GOAL OF THE EXERCISE: Write out, word for word, every line from the first one through the line that holds "Emit a single-file", and nothing else; skip the pictures.

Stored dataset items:

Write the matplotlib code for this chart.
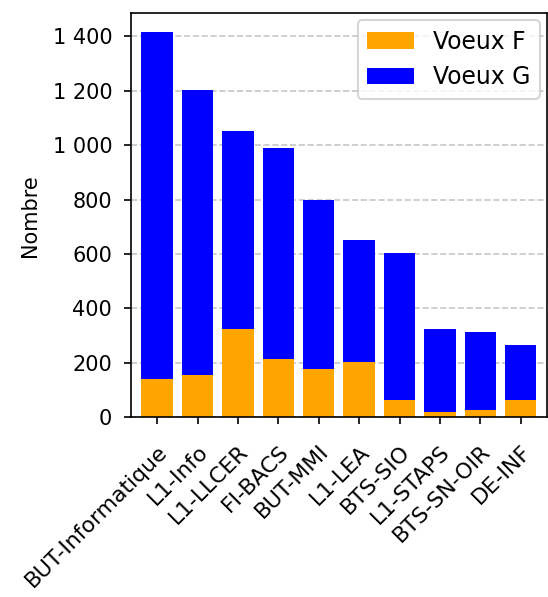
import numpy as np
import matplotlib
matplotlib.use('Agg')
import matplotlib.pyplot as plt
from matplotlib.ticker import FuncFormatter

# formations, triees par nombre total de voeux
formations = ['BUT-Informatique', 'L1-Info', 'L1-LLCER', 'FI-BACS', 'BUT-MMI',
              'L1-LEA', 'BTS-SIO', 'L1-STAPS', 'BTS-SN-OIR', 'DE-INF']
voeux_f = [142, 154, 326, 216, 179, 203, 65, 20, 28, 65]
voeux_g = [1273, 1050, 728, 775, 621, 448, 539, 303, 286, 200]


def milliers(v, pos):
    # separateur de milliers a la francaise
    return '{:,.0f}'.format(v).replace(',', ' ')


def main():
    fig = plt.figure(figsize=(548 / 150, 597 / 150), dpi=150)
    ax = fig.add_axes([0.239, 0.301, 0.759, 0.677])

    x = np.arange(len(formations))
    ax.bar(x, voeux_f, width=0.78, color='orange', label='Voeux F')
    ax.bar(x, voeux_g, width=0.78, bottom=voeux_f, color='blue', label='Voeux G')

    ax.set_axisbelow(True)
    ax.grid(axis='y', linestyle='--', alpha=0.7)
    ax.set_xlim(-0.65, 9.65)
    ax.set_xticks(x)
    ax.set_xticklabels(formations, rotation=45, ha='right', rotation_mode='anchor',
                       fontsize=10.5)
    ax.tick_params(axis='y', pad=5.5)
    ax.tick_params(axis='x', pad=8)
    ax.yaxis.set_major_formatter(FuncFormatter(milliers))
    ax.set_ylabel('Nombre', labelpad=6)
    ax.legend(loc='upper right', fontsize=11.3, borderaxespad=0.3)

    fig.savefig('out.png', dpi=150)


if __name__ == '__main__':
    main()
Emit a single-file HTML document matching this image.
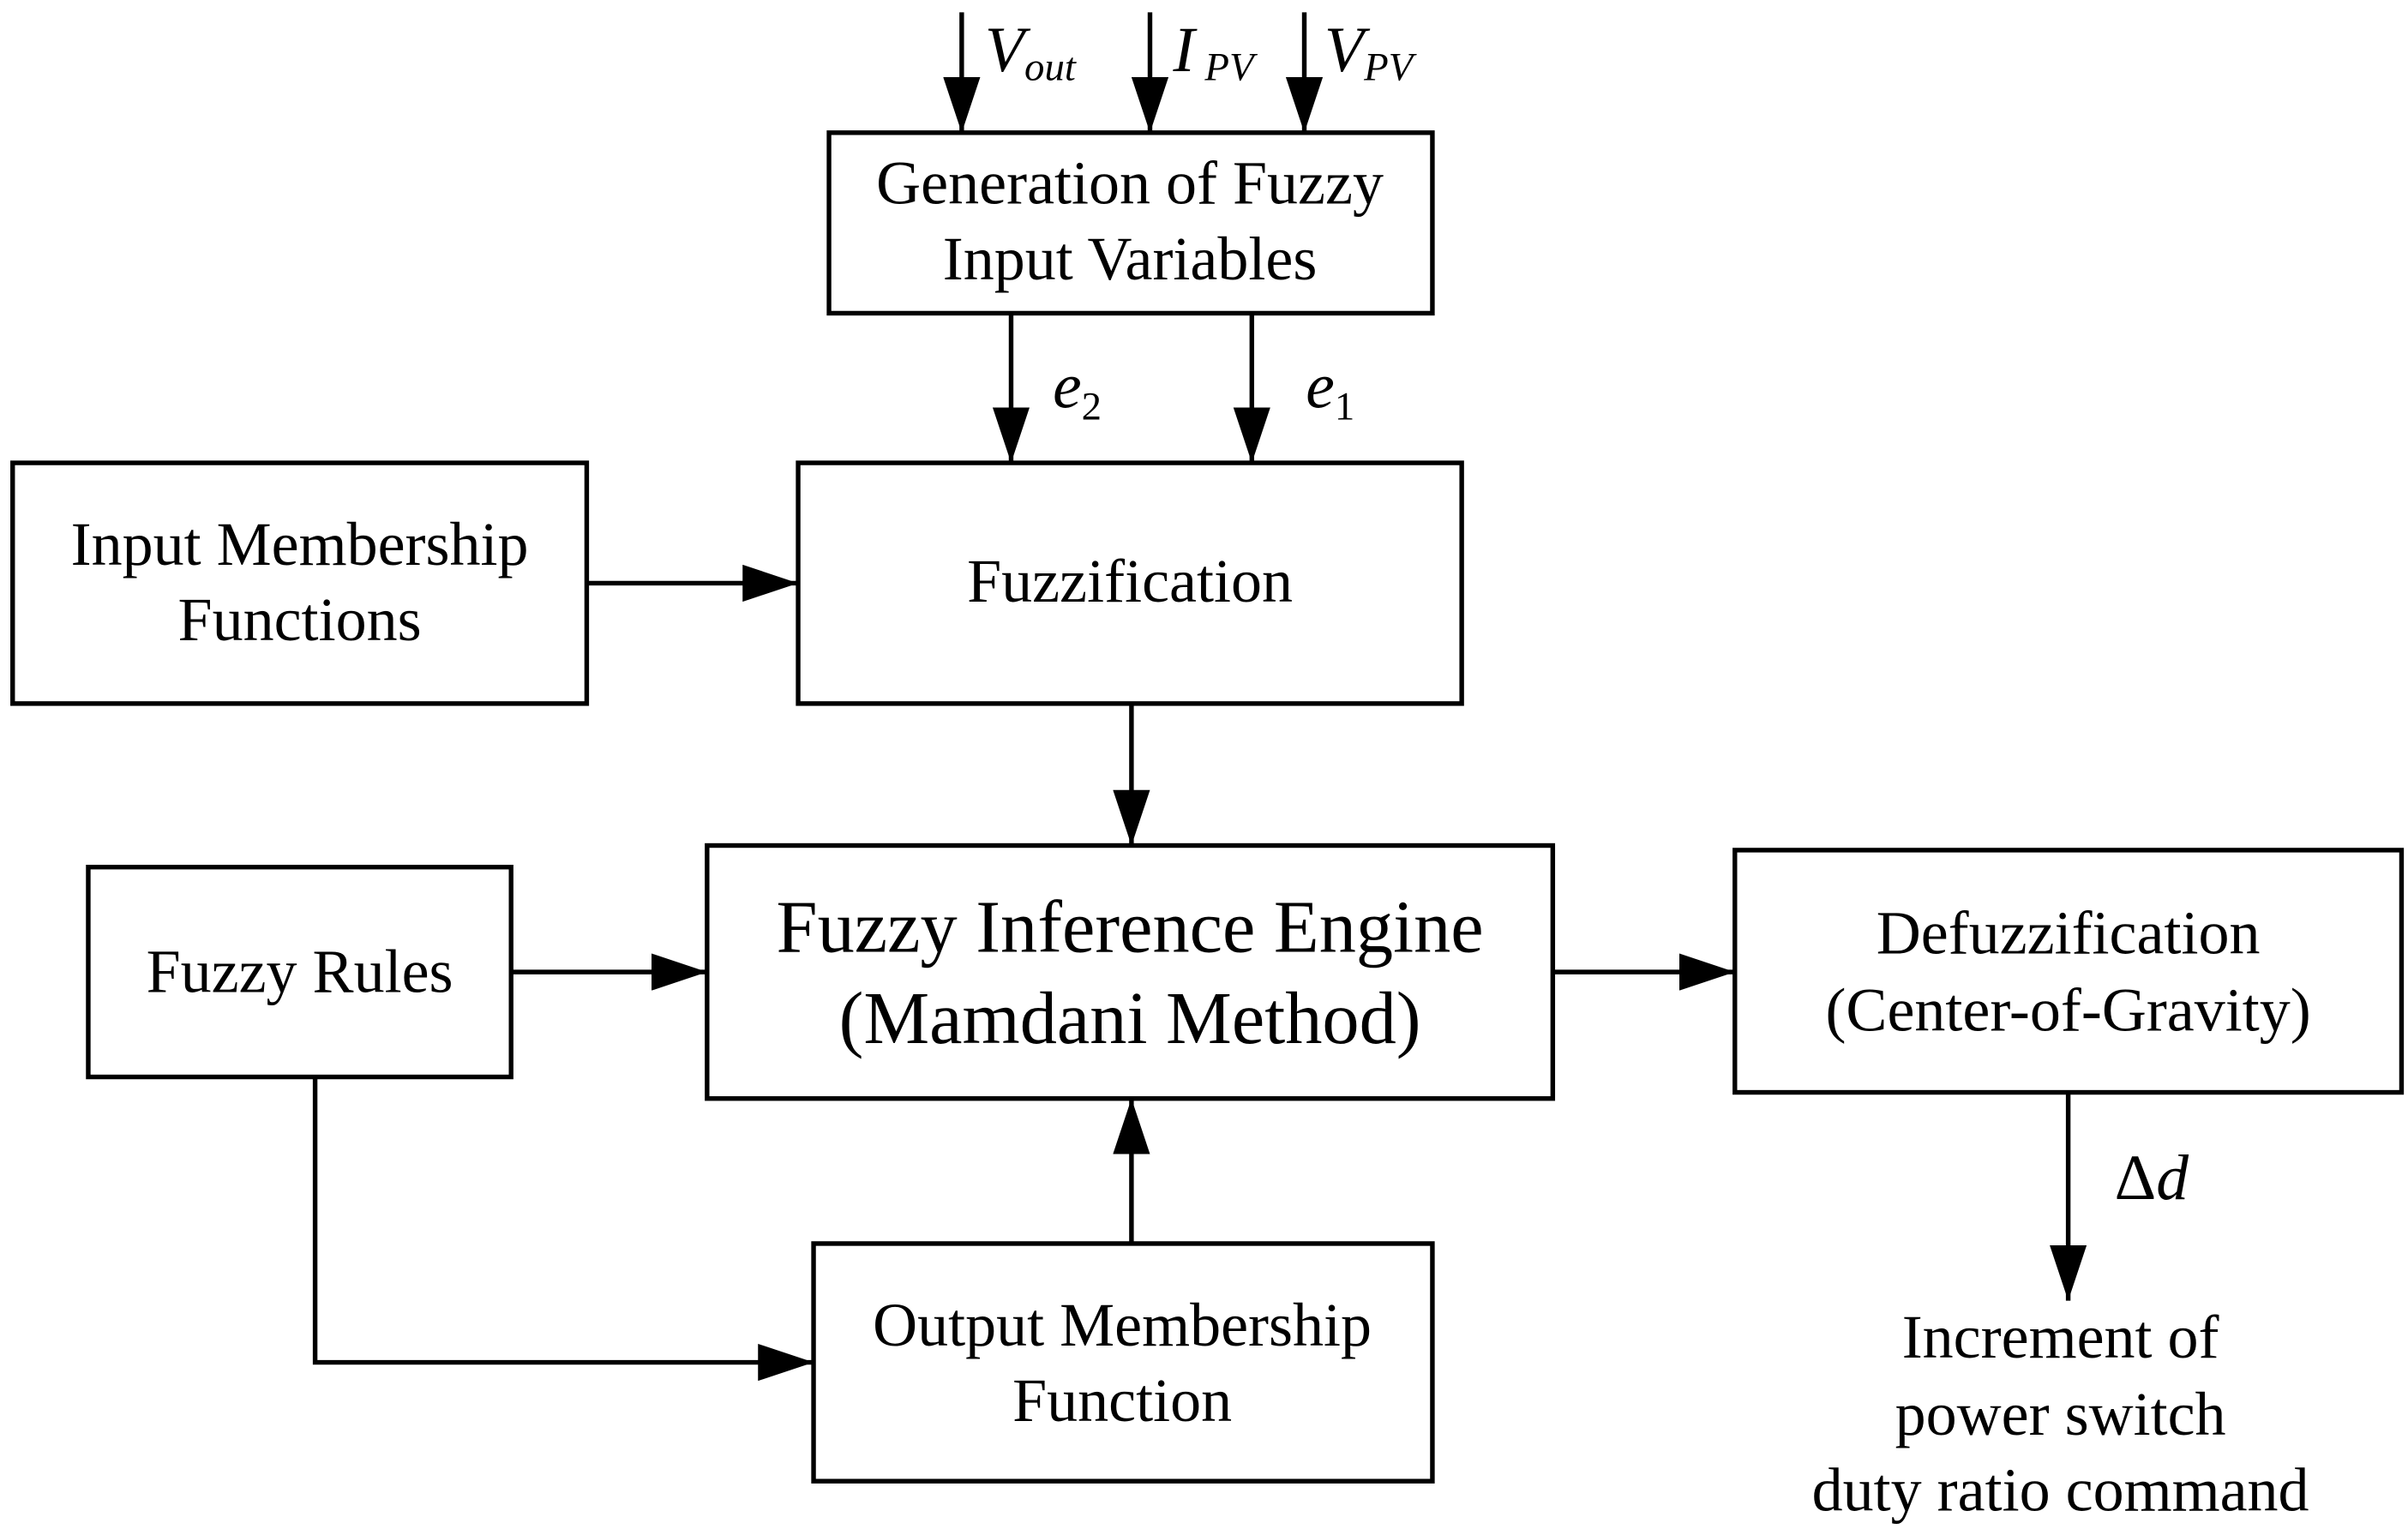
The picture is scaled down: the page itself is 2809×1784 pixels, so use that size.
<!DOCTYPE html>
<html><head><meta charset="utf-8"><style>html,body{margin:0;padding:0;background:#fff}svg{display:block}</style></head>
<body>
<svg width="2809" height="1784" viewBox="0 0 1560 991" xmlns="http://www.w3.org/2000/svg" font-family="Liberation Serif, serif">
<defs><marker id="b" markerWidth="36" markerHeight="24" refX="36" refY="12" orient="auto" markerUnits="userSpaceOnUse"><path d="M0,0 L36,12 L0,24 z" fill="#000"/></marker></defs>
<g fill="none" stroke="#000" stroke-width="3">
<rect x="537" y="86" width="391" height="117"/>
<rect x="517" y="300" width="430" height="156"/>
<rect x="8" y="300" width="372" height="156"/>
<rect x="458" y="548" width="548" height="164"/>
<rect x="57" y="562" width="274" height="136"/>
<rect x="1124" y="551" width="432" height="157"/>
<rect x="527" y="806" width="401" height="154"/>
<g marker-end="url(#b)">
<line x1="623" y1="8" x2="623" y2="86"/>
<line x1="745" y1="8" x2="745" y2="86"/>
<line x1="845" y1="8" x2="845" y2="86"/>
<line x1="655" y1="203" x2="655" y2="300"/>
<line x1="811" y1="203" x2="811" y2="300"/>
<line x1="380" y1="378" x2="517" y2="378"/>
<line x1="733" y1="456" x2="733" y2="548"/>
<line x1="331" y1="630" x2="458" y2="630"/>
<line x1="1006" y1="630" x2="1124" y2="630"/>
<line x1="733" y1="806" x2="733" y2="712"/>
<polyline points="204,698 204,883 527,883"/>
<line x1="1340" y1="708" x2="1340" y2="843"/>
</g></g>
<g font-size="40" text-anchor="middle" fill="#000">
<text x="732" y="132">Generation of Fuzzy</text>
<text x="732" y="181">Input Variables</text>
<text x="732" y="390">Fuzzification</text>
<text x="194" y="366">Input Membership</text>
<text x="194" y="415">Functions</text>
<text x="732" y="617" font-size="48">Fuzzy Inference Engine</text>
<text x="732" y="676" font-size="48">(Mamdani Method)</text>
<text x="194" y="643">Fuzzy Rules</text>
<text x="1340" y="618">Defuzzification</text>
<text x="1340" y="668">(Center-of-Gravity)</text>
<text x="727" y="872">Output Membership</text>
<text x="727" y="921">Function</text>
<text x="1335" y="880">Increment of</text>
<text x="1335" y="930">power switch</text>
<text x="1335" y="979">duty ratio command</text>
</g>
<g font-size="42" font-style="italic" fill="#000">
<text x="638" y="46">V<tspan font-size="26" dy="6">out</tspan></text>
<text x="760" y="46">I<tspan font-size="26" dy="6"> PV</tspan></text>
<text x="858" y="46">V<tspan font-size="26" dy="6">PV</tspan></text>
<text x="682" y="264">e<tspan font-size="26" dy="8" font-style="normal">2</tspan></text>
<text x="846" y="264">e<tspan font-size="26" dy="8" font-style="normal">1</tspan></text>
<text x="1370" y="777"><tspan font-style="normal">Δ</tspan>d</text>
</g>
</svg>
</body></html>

RESULT OF THE TASK:
Write the matplotlib code for this chart.
import numpy as np
import matplotlib
matplotlib.use('Agg')
import matplotlib.pyplot as plt
from matplotlib.ticker import FuncFormatter

# formations, triees par nombre total de voeux
formations = ['BUT-Informatique', 'L1-Info', 'L1-LLCER', 'FI-BACS', 'BUT-MMI',
              'L1-LEA', 'BTS-SIO', 'L1-STAPS', 'BTS-SN-OIR', 'DE-INF']
voeux_f = [142, 154, 326, 216, 179, 203, 65, 20, 28, 65]
voeux_g = [1273, 1050, 728, 775, 621, 448, 539, 303, 286, 200]


def milliers(v, pos):
    # separateur de milliers a la francaise
    return '{:,.0f}'.format(v).replace(',', ' ')


def main():
    fig = plt.figure(figsize=(548 / 150, 597 / 150), dpi=150)
    ax = fig.add_axes([0.239, 0.301, 0.759, 0.677])

    x = np.arange(len(formations))
    ax.bar(x, voeux_f, width=0.78, color='orange', label='Voeux F')
    ax.bar(x, voeux_g, width=0.78, bottom=voeux_f, color='blue', label='Voeux G')

    ax.set_axisbelow(True)
    ax.grid(axis='y', linestyle='--', alpha=0.7)
    ax.set_xlim(-0.65, 9.65)
    ax.set_xticks(x)
    ax.set_xticklabels(formations, rotation=45, ha='right', rotation_mode='anchor',
                       fontsize=10.5)
    ax.tick_params(axis='y', pad=5.5)
    ax.tick_params(axis='x', pad=8)
    ax.yaxis.set_major_formatter(FuncFormatter(milliers))
    ax.set_ylabel('Nombre', labelpad=6)
    ax.legend(loc='upper right', fontsize=11.3, borderaxespad=0.3)

    fig.savefig('out.png', dpi=150)


if __name__ == '__main__':
    main()
Emit a single-file HTML document matching this image.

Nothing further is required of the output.